So lets understand what a dimension is:

The universe is quite apparently geometric. We have a bunch of shapes around. This is poorly extendable to atoms and subatomic particles but lets stick to our macroscopic world. So we have geometry but we want equations. There aren’t many tools involving geometry that’s super useful for understanding physical systems.

So lets turn our geometric arrangements into equations. Thats what coordinate systems are for. And the dimensions are basically stating how many independent coordinates we need to describe a point in our coordinate system. (Precisely we are talking about the minimally required and maximally definable basis vectors. For a physical arrangement you can at most have 3. But for something like an orbit you could use a 2D subspace of the 3D world.)

A coordinate system is a kind of vector space. And vectors are mathematically very well behaved. So with a coordinate system we gain access to more tools.

So can we add a 4th dimension and call it time. Yes and not quite. Its a differential formalism. It’s not about quantifying a geometric arrangement of a thing but geometrically looking at events. But the formalism is different. It’s not just vectors with 4 components we have a buch of extra rules. We are only taking 4D spacetime because of how the formalism works. We introduce four vectors with the 0th time like component and the 3 spacial coordinates. But for example what we call lenght isn’t what linear algebra considers lenght.

So where does the four vector formalism comes from. Coordinate transformations. If we apply classical relativity, lets consider two coordinate systmes K and K’ K is our reference and relative to that K’ is moving at v velocity.

Lets see how we can transform K coordinates to K’ coordinates: If the start at a common origin and lets say that v point along the x axis the origin of K’ moves along the x axis at a rate of v. So a given point like the origin will have K’ coordinates like this: 0-vt. So at t=0 its x=x’=0 but x=0 get more and more negative x’ coordinates. So x’=x-vt and t’=t. As you can see we transom both time like and spacial coordinates. Of course in the Galilean transformation t’=t but that changes in SR.
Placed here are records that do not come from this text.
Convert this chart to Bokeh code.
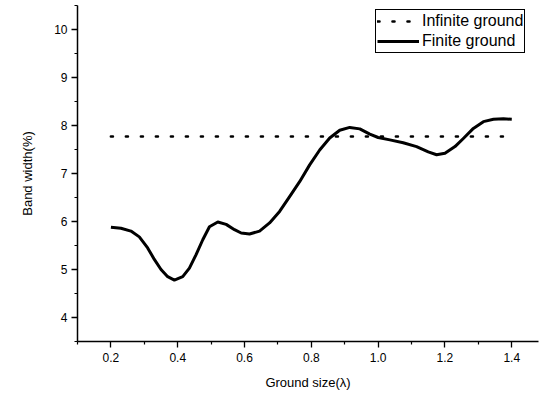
from bokeh.plotting import figure
from bokeh.models import FixedTicker, Range1d, Legend, LegendItem
from bokeh.embed import file_html
from bokeh.resources import INLINE

# Ground size (in wavelengths) and bandwidth (%) for the finite ground plane
ground_size = [0.200, 0.230, 0.260, 0.285, 0.310, 0.330, 0.350, 0.370, 0.390,
               0.415, 0.435, 0.455, 0.475, 0.495, 0.520, 0.545, 0.570, 0.590,
               0.615, 0.645, 0.675, 0.705, 0.735, 0.765, 0.795, 0.825, 0.855,
               0.885, 0.915, 0.945, 0.975, 1.000, 1.035, 1.075, 1.115, 1.150,
               1.175, 1.200, 1.230, 1.255, 1.285, 1.315, 1.345, 1.375, 1.400]
finite_bw = [5.88, 5.86, 5.80, 5.68, 5.45, 5.21, 5.00, 4.85, 4.78,
             4.85, 5.03, 5.31, 5.62, 5.89, 5.99, 5.94, 5.83, 5.76,
             5.74, 5.80, 5.97, 6.21, 6.52, 6.83, 7.18, 7.49, 7.74,
             7.90, 7.96, 7.93, 7.82, 7.75, 7.70, 7.64, 7.56, 7.45,
             7.39, 7.42, 7.56, 7.73, 7.94, 8.08, 8.13, 8.14, 8.13]

# Infinite ground plane reference level
infinite_x = [0.2, 1.4]
infinite_bw = [7.77, 7.77]

x_ticks = [0.2, 0.4, 0.6, 0.8, 1.0, 1.2, 1.4]
x_minor = [0.1, 0.3, 0.5, 0.7, 0.9, 1.1, 1.3]
y_ticks = [4, 5, 6, 7, 8, 9, 10]
y_minor = [3.5, 4.5, 5.5, 6.5, 7.5, 8.5, 9.5, 10.5]

FONT = "Liberation Sans"

p = figure(width=545, height=395, output_backend="svg", toolbar_location=None,
           x_range=Range1d(0.1, 1.48), y_range=Range1d(3.5, 10.5),
           min_border_left=77, min_border_right=7, min_border_top=5,
           min_border_bottom=54)
p.outline_line_color = None
p.xgrid.visible = False
p.ygrid.visible = False

r_inf = p.line(infinite_x, infinite_bw, line_color="black", line_width=2.6,
               line_dash="2 13", line_cap="round")
r_fin = p.line(ground_size, finite_bw, line_color="black", line_width=3,
               line_join="round")

for ax, ticks, minor in ((p.xaxis[0], x_ticks, x_minor), (p.yaxis[0], y_ticks, y_minor)):
    ax.ticker = FixedTicker(ticks=ticks, minor_ticks=minor)
    ax.axis_line_color = "black"
    ax.axis_line_width = 1.5
    ax.major_tick_line_color = "black"
    ax.major_tick_line_width = 1.3
    ax.minor_tick_line_color = "black"
    ax.minor_tick_line_width = 1.2
    ax.major_tick_in = 0
    ax.major_tick_out = 6
    ax.minor_tick_in = 0
    ax.minor_tick_out = 3
    ax.major_label_text_font = FONT
    ax.major_label_text_font_size = "12px"
    ax.major_label_text_color = "black"
    ax.axis_label_text_font = FONT
    ax.axis_label_text_font_size = "13px"
    ax.axis_label_text_font_style = "normal"
    ax.axis_label_text_color = "black"

p.xaxis.axis_label = "Ground size(λ)"
p.yaxis.axis_label = "Band width(%)"
p.xaxis.major_label_standoff = 5
p.yaxis.major_label_standoff = 4
p.xaxis.axis_label_standoff = 10
p.yaxis.axis_label_standoff = 16
p.xaxis.major_label_overrides = {0.2: "0.2", 0.4: "0.4", 0.6: "0.6", 0.8: "0.8",
                                 1.0: "1.0", 1.2: "1.2", 1.4: "1.4"}

legend = Legend(items=[LegendItem(label="Infinite ground", renderers=[r_inf]),
                       LegendItem(label="Finite ground", renderers=[r_fin])],
                location=(298, 288))
legend.label_text_font = FONT
legend.label_text_font_size = "16px"
legend.label_text_color = "black"
legend.border_line_color = "black"
legend.border_line_alpha = 1.0
legend.border_line_width = 1.2
legend.background_fill_color = "white"
legend.background_fill_alpha = 1
legend.padding = 1
legend.spacing = 0
legend.margin = 0
legend.label_height = 20
legend.glyph_height = 20
legend.glyph_width = 42
legend.label_standoff = 3
p.add_layout(legend, "center")

open("out.html", "w").write(file_html(p, INLINE))
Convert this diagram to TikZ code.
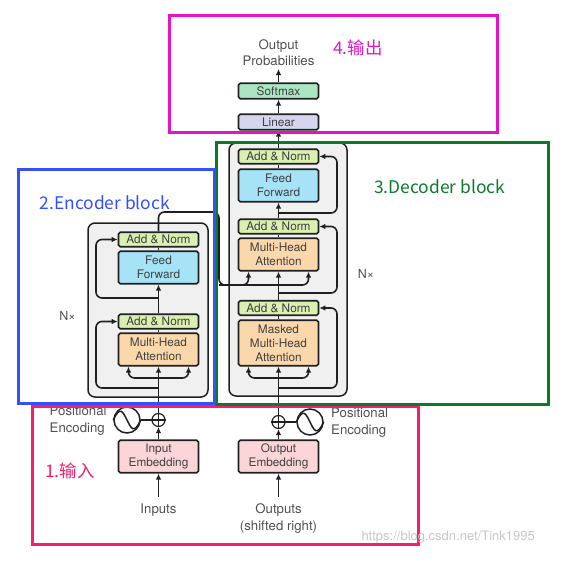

So if we are doing t->t’ and r->r’ we can write it as a vector with four components and introduce a few additional concepts to tie up the lose ends. But the end result it a formalism that works very well. And you can even analyse things geometrically and construct the tool we call a spacetime diagram.

So yes we are using vectors with 4 components but the mathematics isn’t the same as a 4D linear space that we often think of as a coordinate system.